Definition
A navigation approximation stating that at a distance of 60 nautical miles, an angular error of one degree off course produces a lateral displacement of approximately one nautical mile. The rule allows pilots to estimate course corrections, off-track distances, and intercept angles using simple proportions rather than trigonometric calculations.
Plain English
A quick mental shortcut: if you fly 60 miles and end up one degree off course, you'll be about one mile to the side of where you wanted to be. Scale it up or down to estimate how far off track you are or how many degrees to turn to fix it.
Context Anchor
Used in navigation and flight-planning mental math, especially when estimating course error, correction angles, or descent path angles.
Derivation
Named for the number 60 because, in a circle, one degree of arc subtends roughly 1/60th of the radius.

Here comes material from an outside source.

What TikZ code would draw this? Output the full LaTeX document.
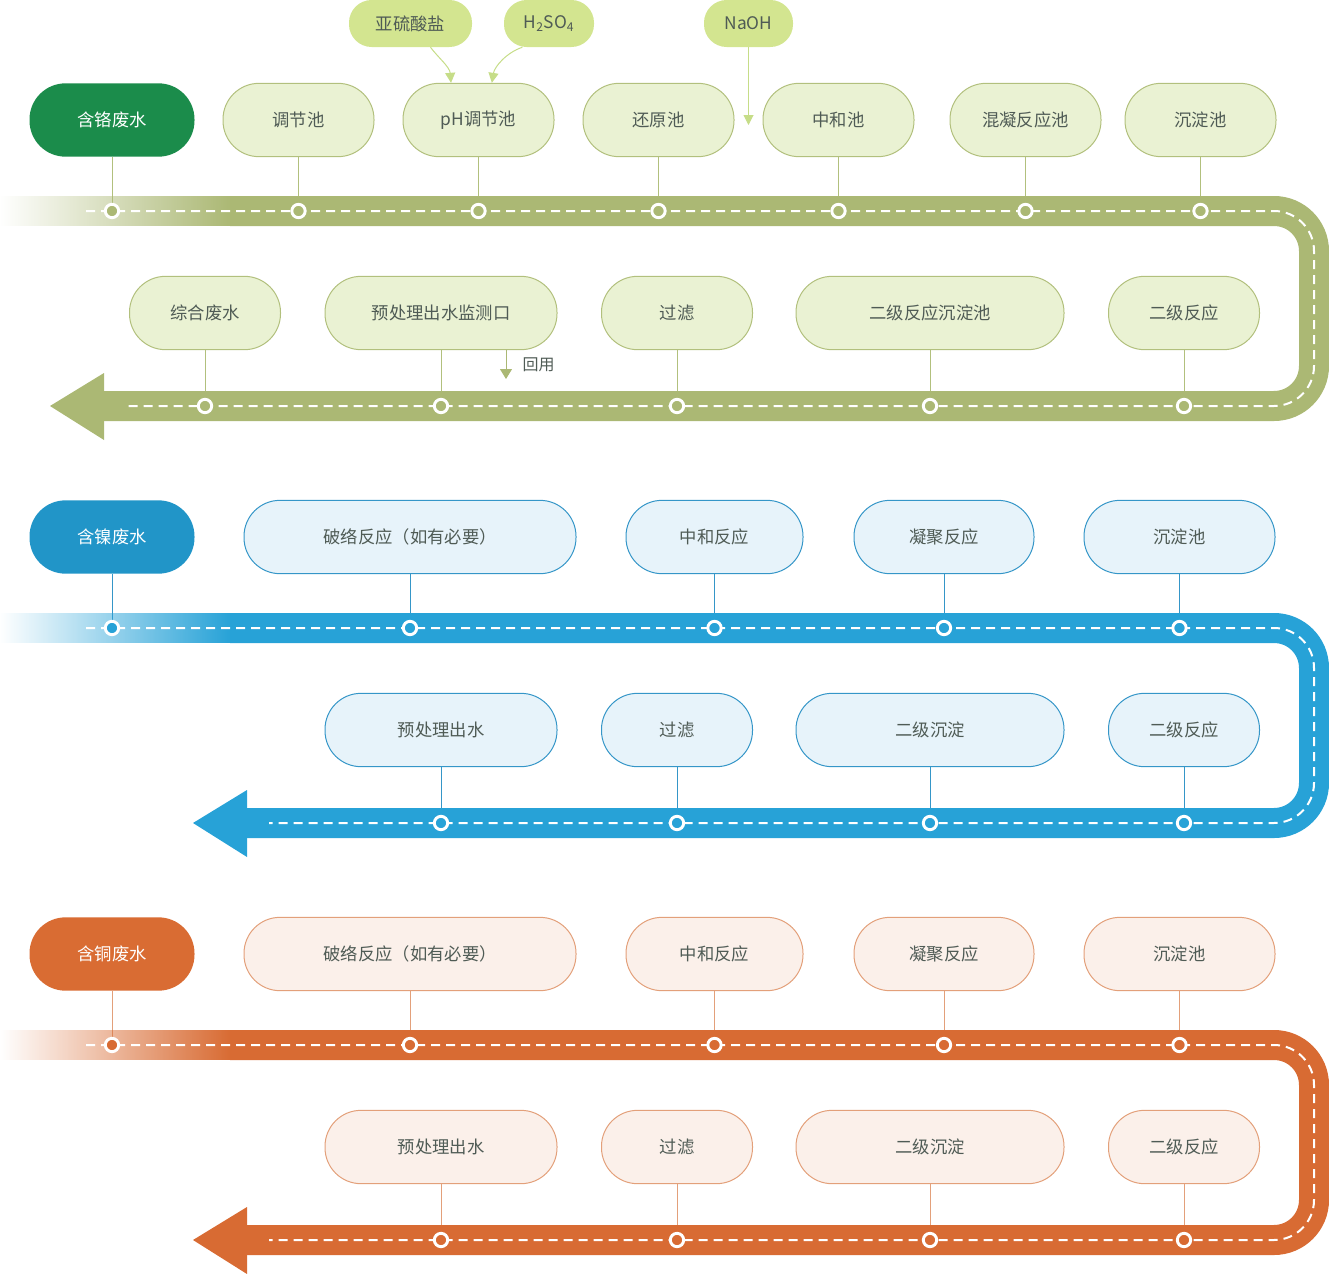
\documentclass[tikz,border=0pt]{standalone}
\usepackage{fontspec}
\setmainfont{Noto Sans CJK SC}
\usetikzlibrary{arrows.meta,fadings}

\definecolor{ink}{HTML}{4F5B55}
\definecolor{crband}{HTML}{ABB874}
\definecolor{crfill}{HTML}{EAF2D3}
\definecolor{crline}{HTML}{B2C07D}
\definecolor{crdark}{HTML}{1B8C4B}
\definecolor{crdose}{HTML}{D3E590}
\definecolor{crarrow}{HTML}{C6DD88}
\definecolor{niband}{HTML}{27A2D7}
\definecolor{nifill}{HTML}{E7F3FA}
\definecolor{niline}{HTML}{3596C8}
\definecolor{nidark}{HTML}{2195C8}
\definecolor{cuband}{HTML}{D86B33}
\definecolor{cufill}{HTML}{FBF0EA}
\definecolor{culine}{HTML}{E3A07A}
\definecolor{cudark}{HTML}{D96C33}

\tikzfading[name=fadein, left color=transparent!100, right color=transparent!0]

\tikzset{
  box/.style={draw=boxline, fill=boxfill, line width=0.75pt, rounded corners=27pt,
    minimum height=55pt, inner sep=0pt, text=ink, font=\fontsize{13pt}{15pt}\selectfont},
  src/.style={box, draw=none, fill=dark, text=white},
  dose/.style={fill=crdose, rounded corners=17pt, minimum height=35.25pt, inner sep=0pt,
    text=ink, font=\fontsize{13pt}{15pt}\selectfont},
  feed/.style={draw=crarrow, line width=0.75pt, -{Triangle[width=7.5pt,length=7.5pt]}},
  link/.style={draw=boxline, line width=0.75pt},
  stop/.style={circle, draw=white, line width=2.2pt, fill=band, minimum size=10pt, inner sep=0pt},
  road/.style={white, line width=1.5pt, dash pattern=on 6.75pt off 4.5pt, rounded corners=30pt}
}

% band with arrow, #1 = x of the arrow tip
\newcommand{\flowband}[1]{%
  \fill[band, path fading=fadein] (0,196) rectangle (230,226);
  \draw[band, line width=22.5pt, rounded corners=30pt] (230,211) -- (1314,211) -- (1314,406) -- (#1+53,406);
  \fill[band] (#1,406) -- (#1+54,373) -- (#1+54,440) -- cycle;
  \draw[road] (86,211) -- (1314,211) -- (1314,406) -- (#1+76,406);
}

\begin{document}
\begin{tikzpicture}[x=0.75pt, y=-0.75pt]
\useasboundingbox (0,0) rectangle (1329,1274);

% chromium
\begin{scope}
\colorlet{band}{crband}
\colorlet{boxfill}{crfill}
\colorlet{boxline}{crline}
\colorlet{dark}{crdark}

\node[src, minimum width=123.75pt] (Cr0) at (112,120) {含铬废水};
\node[box, minimum width=113.25pt] (Cr1) at (298.5,120) {调节池};
\node[box, minimum width=113.25pt] (Cr2) at (478.5,120) {pH调节池};
\node[box, minimum width=113.25pt] (Cr3) at (658.5,120) {还原池};
\node[box, minimum width=113.25pt] (Cr4) at (838.5,120) {中和池};
\node[box, minimum width=113.25pt] (Cr5) at (1025.5,120) {混凝反应池};
\node[box, minimum width=113.25pt] (Cr6) at (1200.5,120) {沉淀池};
\node[box, minimum width=113.25pt] (Cr7) at (1184,313) {二级反应};
\node[box, minimum width=201pt] (Cr8) at (930,313) {二级反应沉淀池};
\node[box, minimum width=113.25pt] (Cr9) at (677,313) {过滤};
\node[box, minimum width=174pt] (Cr10) at (441,313) {预处理出水监测口};
\node[box, minimum width=113.25pt] (Cr11) at (205,313) {综合废水};

\node[dose, minimum width=92.25pt] (salt) at (410.5,23.5) {亚硫酸盐};
\node[dose, minimum width=67.5pt] (acid) at (549,23.5) {H\textsubscript{2}SO\textsubscript{4}};
\node[dose, minimum width=66.75pt] (soda) at (748.5,23.5) {NaOH};
\coordinate (naoh) at (748.5,125);

\draw[feed] ([xshift=15pt]salt.south) .. controls +(6pt,-8pt) and +(-1pt,12pt) .. ([xshift=-20.6pt]Cr2.north);
\draw[feed] ([xshift=-20pt]acid.south) .. controls +(-12pt,-4pt) and +(2pt,12pt) .. ([xshift=10pt]Cr2.north);
\draw[feed] (soda) -- (naoh);

\coordinate (reuse) at (506,379);
\draw[draw=crband, line width=0.75pt, -{Triangle[width=9pt,length=7.5pt]}] (reuse |- Cr10.south) -- (reuse);
\node[text=ink, font=\fontsize{12pt}{14pt}\selectfont, anchor=west] (reusetxt) at (518,365) {回用};

\foreach \i in {0,...,6} \coordinate (Crs\i) at (Cr\i |- 0,211);
\foreach \i in {7,...,11} \coordinate (Crs\i) at (Cr\i |- 0,406);
\foreach \i in {0,...,11} \draw[link] (Cr\i) -- (Crs\i);

\flowband{50}
\foreach \i in {0,...,11} \node[stop] at (Crs\i) {};
\end{scope}

% nickel
\begin{scope}[shift={(0,417)}]
\colorlet{band}{niband}
\colorlet{boxfill}{nifill}
\colorlet{boxline}{niline}
\colorlet{dark}{nidark}

\node[src, minimum width=123.75pt] (Ni0) at (112,120) {含镍废水};
\node[box, minimum width=249pt] (Ni1) at (410,120) {破络反应（如有必要）};
\node[box, minimum width=132.75pt] (Ni2) at (714.5,120) {中和反应};
\node[box, minimum width=135pt] (Ni3) at (944,120) {凝聚反应};
\node[box, minimum width=143.25pt] (Ni4) at (1179.5,120) {沉淀池};
\node[box, minimum width=113.25pt] (Ni5) at (1184,313) {二级反应};
\node[box, minimum width=201pt] (Ni6) at (930,313) {二级沉淀};
\node[box, minimum width=113.25pt] (Ni7) at (677,313) {过滤};
\node[box, minimum width=174pt] (Ni8) at (441,313) {预处理出水};

\foreach \i in {0,...,4} \coordinate (Nis\i) at (Ni\i |- 0,211);
\foreach \i in {5,...,8} \coordinate (Nis\i) at (Ni\i |- 0,406);
\foreach \i in {0,...,8} \draw[link] (Ni\i) -- (Nis\i);

\flowband{193}
\foreach \i in {0,...,8} \node[stop] at (Nis\i) {};
\end{scope}

% copper
\begin{scope}[shift={(0,834)}]
\colorlet{band}{cuband}
\colorlet{boxfill}{cufill}
\colorlet{boxline}{culine}
\colorlet{dark}{cudark}

\node[src, minimum width=123.75pt] (Cu0) at (112,120) {含铜废水};
\node[box, minimum width=249pt] (Cu1) at (410,120) {破络反应（如有必要）};
\node[box, minimum width=132.75pt] (Cu2) at (714.5,120) {中和反应};
\node[box, minimum width=135pt] (Cu3) at (944,120) {凝聚反应};
\node[box, minimum width=143.25pt] (Cu4) at (1179.5,120) {沉淀池};
\node[box, minimum width=113.25pt] (Cu5) at (1184,313) {二级反应};
\node[box, minimum width=201pt] (Cu6) at (930,313) {二级沉淀};
\node[box, minimum width=113.25pt] (Cu7) at (677,313) {过滤};
\node[box, minimum width=174pt] (Cu8) at (441,313) {预处理出水};

\foreach \i in {0,...,4} \coordinate (Cus\i) at (Cu\i |- 0,211);
\foreach \i in {5,...,8} \coordinate (Cus\i) at (Cu\i |- 0,406);
\foreach \i in {0,...,8} \draw[link] (Cu\i) -- (Cus\i);

\flowband{193}
\foreach \i in {0,...,8} \node[stop] at (Cus\i) {};
\end{scope}

\end{tikzpicture}
\end{document}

At 60 miles out, that geometry collapses neatly into a one-mile-per-degree relationship, making the math easy to do in your head.
Why Pilots Care
It lets pilots quickly calculate off-course distance and needed heading corrections without charts or calculators.
Analogy
Think of standing 60 miles from a straight road; each degree you turn your head moves your line of sight about one mile along the road.
Grounding Statement
Picture being 60 miles from a destination: each 1 degree your track is wrong puts you roughly 1 mile left or right of the intended path.
Intuition Check
Do not read “rule” here as a regulation. The Rule Of Sixty is a practical math shortcut, not a legal requirement.
Example Sentence 1
Halfway through the 60-mile leg, the pilot noted he was a mile south of course and used the rule of sixty to estimate a 2-degree heading correction.
Example Sentence 2
Applying the rule of sixty showed the crosswind required a ten-degree correction to stay on course.